-- begin --

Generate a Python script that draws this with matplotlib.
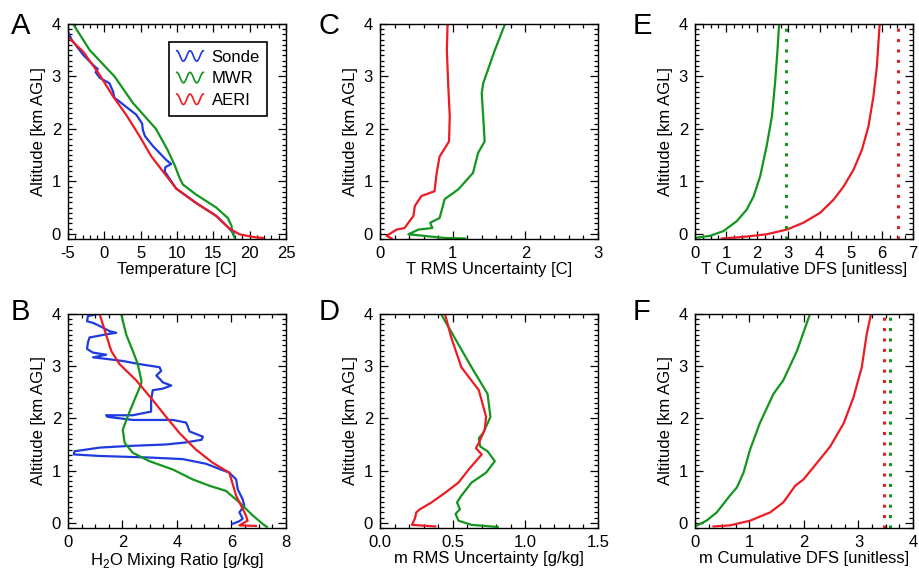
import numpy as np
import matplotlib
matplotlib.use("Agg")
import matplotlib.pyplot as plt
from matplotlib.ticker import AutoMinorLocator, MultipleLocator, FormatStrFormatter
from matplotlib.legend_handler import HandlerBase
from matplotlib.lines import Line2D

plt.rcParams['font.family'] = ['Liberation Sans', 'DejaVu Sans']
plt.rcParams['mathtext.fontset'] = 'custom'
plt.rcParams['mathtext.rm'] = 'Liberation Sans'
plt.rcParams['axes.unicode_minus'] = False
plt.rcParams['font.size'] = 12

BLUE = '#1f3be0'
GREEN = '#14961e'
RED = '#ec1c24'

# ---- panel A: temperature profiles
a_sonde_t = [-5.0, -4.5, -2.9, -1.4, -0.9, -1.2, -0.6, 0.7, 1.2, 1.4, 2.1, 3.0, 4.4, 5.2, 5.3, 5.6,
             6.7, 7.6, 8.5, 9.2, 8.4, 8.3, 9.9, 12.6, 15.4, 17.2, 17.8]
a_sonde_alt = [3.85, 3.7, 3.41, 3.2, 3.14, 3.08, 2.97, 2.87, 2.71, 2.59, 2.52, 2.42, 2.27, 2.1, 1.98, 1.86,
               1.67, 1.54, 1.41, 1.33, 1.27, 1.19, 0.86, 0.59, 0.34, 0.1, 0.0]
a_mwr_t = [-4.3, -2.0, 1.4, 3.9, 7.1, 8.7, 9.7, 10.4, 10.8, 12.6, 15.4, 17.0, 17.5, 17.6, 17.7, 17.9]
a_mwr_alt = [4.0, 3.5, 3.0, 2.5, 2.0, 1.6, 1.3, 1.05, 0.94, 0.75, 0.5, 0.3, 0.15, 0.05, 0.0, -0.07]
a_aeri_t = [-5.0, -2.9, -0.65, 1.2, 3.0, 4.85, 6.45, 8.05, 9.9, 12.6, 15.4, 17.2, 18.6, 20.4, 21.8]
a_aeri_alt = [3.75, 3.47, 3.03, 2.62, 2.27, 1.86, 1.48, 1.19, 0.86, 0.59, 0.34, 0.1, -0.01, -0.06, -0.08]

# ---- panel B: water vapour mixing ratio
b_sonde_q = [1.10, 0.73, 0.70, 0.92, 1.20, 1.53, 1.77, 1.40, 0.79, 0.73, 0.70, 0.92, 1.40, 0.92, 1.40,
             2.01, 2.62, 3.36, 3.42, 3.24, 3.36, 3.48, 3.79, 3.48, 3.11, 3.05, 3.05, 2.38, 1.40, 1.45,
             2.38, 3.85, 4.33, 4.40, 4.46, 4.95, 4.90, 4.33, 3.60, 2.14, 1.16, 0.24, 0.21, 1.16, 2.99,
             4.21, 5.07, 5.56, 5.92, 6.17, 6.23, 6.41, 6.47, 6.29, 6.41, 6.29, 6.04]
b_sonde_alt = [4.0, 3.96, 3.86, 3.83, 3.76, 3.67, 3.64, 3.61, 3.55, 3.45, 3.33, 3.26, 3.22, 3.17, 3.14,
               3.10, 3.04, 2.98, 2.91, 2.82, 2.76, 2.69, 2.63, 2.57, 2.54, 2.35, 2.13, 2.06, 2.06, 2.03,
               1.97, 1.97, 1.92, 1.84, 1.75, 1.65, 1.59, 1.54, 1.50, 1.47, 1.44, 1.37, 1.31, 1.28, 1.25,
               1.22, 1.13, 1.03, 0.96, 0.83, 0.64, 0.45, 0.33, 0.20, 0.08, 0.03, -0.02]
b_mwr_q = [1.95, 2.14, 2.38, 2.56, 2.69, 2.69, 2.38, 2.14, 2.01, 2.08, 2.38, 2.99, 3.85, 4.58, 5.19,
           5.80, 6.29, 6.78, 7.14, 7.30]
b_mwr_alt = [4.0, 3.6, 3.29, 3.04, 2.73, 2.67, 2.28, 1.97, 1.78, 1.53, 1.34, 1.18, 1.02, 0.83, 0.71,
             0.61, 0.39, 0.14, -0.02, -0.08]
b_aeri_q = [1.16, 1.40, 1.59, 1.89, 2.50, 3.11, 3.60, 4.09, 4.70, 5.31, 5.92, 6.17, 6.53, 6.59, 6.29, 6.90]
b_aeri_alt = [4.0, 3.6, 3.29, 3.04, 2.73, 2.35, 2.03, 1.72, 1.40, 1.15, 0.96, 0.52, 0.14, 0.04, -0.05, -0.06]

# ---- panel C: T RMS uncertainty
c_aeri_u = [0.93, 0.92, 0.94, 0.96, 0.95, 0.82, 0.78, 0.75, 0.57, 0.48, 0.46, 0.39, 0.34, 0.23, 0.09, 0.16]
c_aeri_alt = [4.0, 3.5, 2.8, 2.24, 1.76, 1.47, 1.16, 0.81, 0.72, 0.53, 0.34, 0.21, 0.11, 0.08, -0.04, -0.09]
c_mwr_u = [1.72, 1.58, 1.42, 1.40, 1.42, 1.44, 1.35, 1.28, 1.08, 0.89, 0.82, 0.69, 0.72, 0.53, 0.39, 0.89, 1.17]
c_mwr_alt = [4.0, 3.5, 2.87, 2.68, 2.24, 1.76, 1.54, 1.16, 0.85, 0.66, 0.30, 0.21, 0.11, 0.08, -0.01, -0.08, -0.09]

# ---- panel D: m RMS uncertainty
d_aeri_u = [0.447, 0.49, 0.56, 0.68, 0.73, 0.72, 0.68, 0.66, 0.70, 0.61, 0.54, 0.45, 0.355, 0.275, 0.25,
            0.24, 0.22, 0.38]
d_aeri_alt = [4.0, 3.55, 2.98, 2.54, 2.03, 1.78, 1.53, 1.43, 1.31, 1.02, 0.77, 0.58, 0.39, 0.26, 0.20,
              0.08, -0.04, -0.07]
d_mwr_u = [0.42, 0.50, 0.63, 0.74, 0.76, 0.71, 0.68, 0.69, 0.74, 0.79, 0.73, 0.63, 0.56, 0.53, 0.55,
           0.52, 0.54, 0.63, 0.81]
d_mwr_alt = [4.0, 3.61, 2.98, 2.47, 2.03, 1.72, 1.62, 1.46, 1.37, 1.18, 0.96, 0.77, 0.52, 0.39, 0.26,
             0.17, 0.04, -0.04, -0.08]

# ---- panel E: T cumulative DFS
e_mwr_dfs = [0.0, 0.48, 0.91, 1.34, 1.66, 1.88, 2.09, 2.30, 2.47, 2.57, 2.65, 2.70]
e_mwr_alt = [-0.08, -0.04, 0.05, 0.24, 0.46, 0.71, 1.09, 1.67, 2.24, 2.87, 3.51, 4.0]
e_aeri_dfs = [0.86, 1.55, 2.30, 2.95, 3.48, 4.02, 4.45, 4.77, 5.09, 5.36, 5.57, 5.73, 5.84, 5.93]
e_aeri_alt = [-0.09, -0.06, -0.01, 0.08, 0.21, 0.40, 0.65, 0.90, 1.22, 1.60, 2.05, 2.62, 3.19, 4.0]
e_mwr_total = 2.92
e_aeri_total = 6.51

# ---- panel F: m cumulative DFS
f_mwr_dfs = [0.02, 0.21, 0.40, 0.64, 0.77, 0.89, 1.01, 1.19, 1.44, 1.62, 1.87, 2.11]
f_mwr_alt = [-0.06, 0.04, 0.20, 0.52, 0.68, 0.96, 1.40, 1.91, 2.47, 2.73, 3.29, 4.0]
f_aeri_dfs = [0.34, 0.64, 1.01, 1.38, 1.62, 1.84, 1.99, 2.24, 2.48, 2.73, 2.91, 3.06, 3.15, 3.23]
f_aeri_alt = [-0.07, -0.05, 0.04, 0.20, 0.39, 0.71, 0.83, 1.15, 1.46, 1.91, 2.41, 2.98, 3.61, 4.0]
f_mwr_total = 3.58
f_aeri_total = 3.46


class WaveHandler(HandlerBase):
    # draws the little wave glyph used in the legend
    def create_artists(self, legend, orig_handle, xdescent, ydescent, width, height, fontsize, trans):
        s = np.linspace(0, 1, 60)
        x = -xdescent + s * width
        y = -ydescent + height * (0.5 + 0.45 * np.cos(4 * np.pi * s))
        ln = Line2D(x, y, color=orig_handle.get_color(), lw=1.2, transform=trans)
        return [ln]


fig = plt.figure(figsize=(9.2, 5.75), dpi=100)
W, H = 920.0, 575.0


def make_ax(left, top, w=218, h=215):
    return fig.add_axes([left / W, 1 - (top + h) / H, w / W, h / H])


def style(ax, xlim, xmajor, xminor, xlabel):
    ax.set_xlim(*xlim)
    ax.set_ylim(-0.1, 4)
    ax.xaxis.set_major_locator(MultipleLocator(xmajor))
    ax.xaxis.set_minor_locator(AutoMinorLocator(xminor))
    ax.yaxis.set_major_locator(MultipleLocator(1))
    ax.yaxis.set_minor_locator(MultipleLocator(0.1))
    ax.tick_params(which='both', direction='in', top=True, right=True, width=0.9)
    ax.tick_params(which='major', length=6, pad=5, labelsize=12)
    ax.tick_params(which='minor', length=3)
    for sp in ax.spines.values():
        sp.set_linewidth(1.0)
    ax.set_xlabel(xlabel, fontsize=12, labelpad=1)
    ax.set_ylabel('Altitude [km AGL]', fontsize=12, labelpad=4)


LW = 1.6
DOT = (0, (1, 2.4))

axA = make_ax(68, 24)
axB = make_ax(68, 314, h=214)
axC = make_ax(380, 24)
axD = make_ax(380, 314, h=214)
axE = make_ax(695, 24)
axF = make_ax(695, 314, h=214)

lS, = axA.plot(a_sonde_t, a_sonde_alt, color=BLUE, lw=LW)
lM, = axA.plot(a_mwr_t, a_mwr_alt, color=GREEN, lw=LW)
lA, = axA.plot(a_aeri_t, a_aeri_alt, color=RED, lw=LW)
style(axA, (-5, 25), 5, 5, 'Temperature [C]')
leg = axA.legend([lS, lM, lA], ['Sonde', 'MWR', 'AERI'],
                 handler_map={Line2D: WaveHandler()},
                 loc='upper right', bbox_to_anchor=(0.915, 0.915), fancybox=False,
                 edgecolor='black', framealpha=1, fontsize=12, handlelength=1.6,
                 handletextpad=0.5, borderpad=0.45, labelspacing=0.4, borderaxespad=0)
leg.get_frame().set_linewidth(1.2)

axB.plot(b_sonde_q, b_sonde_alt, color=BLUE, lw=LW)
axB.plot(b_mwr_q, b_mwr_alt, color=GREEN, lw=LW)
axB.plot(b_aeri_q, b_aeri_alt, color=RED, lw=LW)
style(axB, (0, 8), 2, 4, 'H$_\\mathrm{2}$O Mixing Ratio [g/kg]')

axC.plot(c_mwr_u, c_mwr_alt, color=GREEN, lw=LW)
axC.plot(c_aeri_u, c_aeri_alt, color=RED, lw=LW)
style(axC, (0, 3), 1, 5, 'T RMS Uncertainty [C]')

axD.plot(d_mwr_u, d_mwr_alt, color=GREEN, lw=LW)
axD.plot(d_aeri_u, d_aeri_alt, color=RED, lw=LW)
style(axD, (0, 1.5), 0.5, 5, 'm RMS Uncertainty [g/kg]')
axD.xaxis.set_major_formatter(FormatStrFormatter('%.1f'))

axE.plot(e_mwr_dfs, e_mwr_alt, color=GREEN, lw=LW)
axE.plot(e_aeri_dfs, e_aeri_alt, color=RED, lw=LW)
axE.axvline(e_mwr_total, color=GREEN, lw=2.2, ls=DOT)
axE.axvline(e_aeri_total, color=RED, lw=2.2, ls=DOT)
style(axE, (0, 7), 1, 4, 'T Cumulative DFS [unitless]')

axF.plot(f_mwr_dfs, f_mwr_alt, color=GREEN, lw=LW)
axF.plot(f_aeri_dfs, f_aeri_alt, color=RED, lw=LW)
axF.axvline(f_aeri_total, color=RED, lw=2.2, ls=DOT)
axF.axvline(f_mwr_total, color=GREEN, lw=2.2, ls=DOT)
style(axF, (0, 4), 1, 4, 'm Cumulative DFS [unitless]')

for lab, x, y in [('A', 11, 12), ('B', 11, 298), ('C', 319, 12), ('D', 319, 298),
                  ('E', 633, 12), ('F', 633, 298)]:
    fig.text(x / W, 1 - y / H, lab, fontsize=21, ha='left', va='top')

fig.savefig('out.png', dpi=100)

-- end --

Objective: From the first line above down to the line with "from matplotlib.lines import Line2D", reproduce every line and no others, omitting pictures.

Reply to the task:
Generate a Python script that draws this with matplotlib.
import numpy as np
import matplotlib
matplotlib.use("Agg")
import matplotlib.pyplot as plt
from matplotlib.ticker import AutoMinorLocator, MultipleLocator, FormatStrFormatter
from matplotlib.legend_handler import HandlerBase
from matplotlib.lines import Line2D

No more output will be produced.